The second aspect of maintenance can involve the care afforded to the physical aspect of the campus. Graffiti left in place, doors and locking systems not repaired, or light systems not serviced, along with other aspects, invite issues that could have been solved by a simple fix or replacement. The cost of maintenance is far cheaper than the cost of paying damages required after an incident occurs.
Sadly, some argue that facilities cannot afford to implement such actions to prevent issues beyond the active assailant. There has been a great deal of overreliance on CCTV cameras and other devices to protect schools and other facilities. Although systems such as these are necessary, they can provide a false sense of security if not employed correctly and can create dangerous weaknesses in other areas.
Numerous studies have indicated that when schools and other facilities are turned into fortified facilities, the impact may override the learning environment as well as the working environment. There must be a healthy balance between learning and security, providing adequate protection for those attending school or working at a particular facility. The CPTED concept could provide a value-added aspect by reducing the feeling of a prison environment while increasing the safety and security aspect for students, teachers, and other personnel.
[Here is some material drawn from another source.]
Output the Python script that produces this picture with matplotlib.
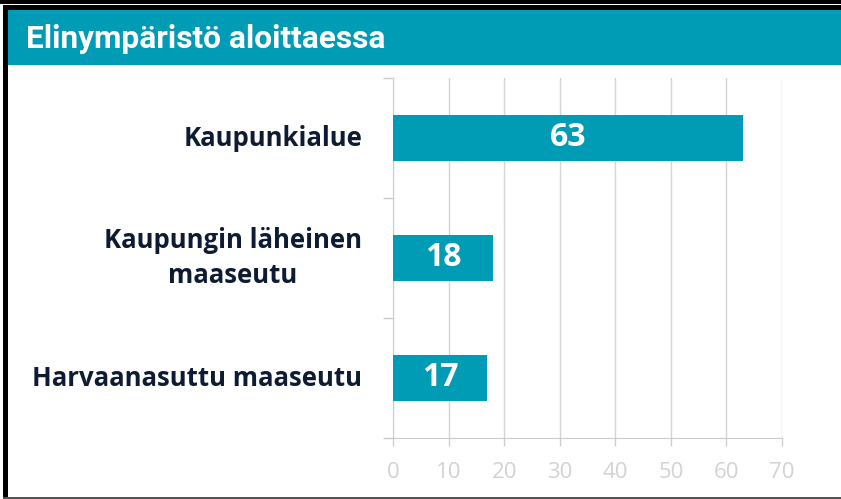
import numpy as np
import matplotlib.pyplot as plt
from matplotlib.patches import Rectangle
from matplotlib.transforms import offset_copy

# data
categories = ['Kaupunkialue', 'Kaupungin läheinen\nmaaseutu', 'Harvaanasuttu maaseutu']
values = [63, 18, 17]
x_ticks = [0, 10, 20, 30, 40, 50, 60, 70]
title = 'Elinympäristö aloittaessa'

teal = '#009CB5'
navy = '#0E1B33'
W, H = 841, 499

fig = plt.figure(figsize=(W / 100, H / 100), dpi=100)

# frame and header band (pixel coords -> figure fraction)
def px_rect(x0, y0, x1, y1, color):
    fig.patches.append(Rectangle((x0 / W, 1 - y1 / H), (x1 - x0) / W, (y1 - y0) / H,
                                 transform=fig.transFigure, color=color, lw=0, zorder=0))

px_rect(0, 0, W, 4, 'black')
px_rect(3, 5.5, W, 9.5, 'black')
px_rect(3, 5.5, 8, H, 'black')
px_rect(3, 497, W, H, '#555555')
px_rect(8, 10, W, 65, teal)
fig.text(26 / W, 1 - 39 / H, title, color='white', fontsize=22.8, fontweight='bold',
         family=['Roboto', 'DejaVu Sans'], va='center', ha='left')

ax = fig.add_axes([393 / W, 1 - 438 / H, (782 - 393) / W, (438 - 78) / H])
y = np.arange(len(categories))
ax.barh(y, values, height=0.39, color=teal, zorder=3)

for yi, v in zip(y, values):
    ax.text(v / 2, yi, str(v), color='white', fontsize=23, fontweight='bold',
            family=['Open Sans', 'DejaVu Sans'], ha='center', va='center', zorder=4)

ax.set_xlim(0, 70)
ax.set_ylim(len(categories) - 0.5, -0.5)
ax.set_xticks(x_ticks)
ax.set_xticklabels([str(t) for t in x_ticks], color='#D2D2D2', fontsize=16,
                   family=['Open Sans', 'DejaVu Sans'])
ax.tick_params(axis='x', length=6, width=1, color='#CCCCCC', pad=11)

# category boundaries as ticks on the y axis
ax.set_yticks(np.arange(-0.5, len(categories), 1.0))
ax.set_yticklabels([])
ax.tick_params(axis='y', length=7, width=1, color='#CCCCCC')

# category labels, right edge 31 px left of the axis
lbl_tr = offset_copy(ax.get_yaxis_transform(), fig=fig, x=-31, y=0, units='dots')
for yi, cat in zip(y, categories):
    ax.text(0, yi, cat, transform=lbl_tr, fontsize=18.5, fontweight='bold', color=navy,
            family=['Open Sans', 'DejaVu Sans'], ha='right', va='center',
            multialignment='center', linespacing=1.35)

ax.grid(axis='x', color='#D4D4D4', lw=1, zorder=0)
for side in ['top', 'right']:
    ax.spines[side].set_visible(False)
for side in ['left', 'bottom']:
    ax.spines[side].set_color('#CCCCCC')

fig.savefig('out.png', dpi=100)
By using CPTED applications and including the students and teachers in the application, everyone becomes part of the ownership process for their school, facility, or organization.
CPTED applications, along with training for active shooter survival and proper response applications, should form a balanced program to prevent and respond to the threat of active assailants or other threats. A value-added aspect of CPTED applications can be achieved by increasing ownership by all who reside on the property and inside the facility, as well as providing a recipe for a successful protection program.
Facilities can no longer avoid applying principles and programs associated with CPTED. It is impossible to place a cost on the life of a student, a teacher, or an employee at any level; they are immeasurable. Considering the value-added aspect of CPTED applications for a school environment, the cost is minimal and should provide a pathway for increased protection, safety, and security.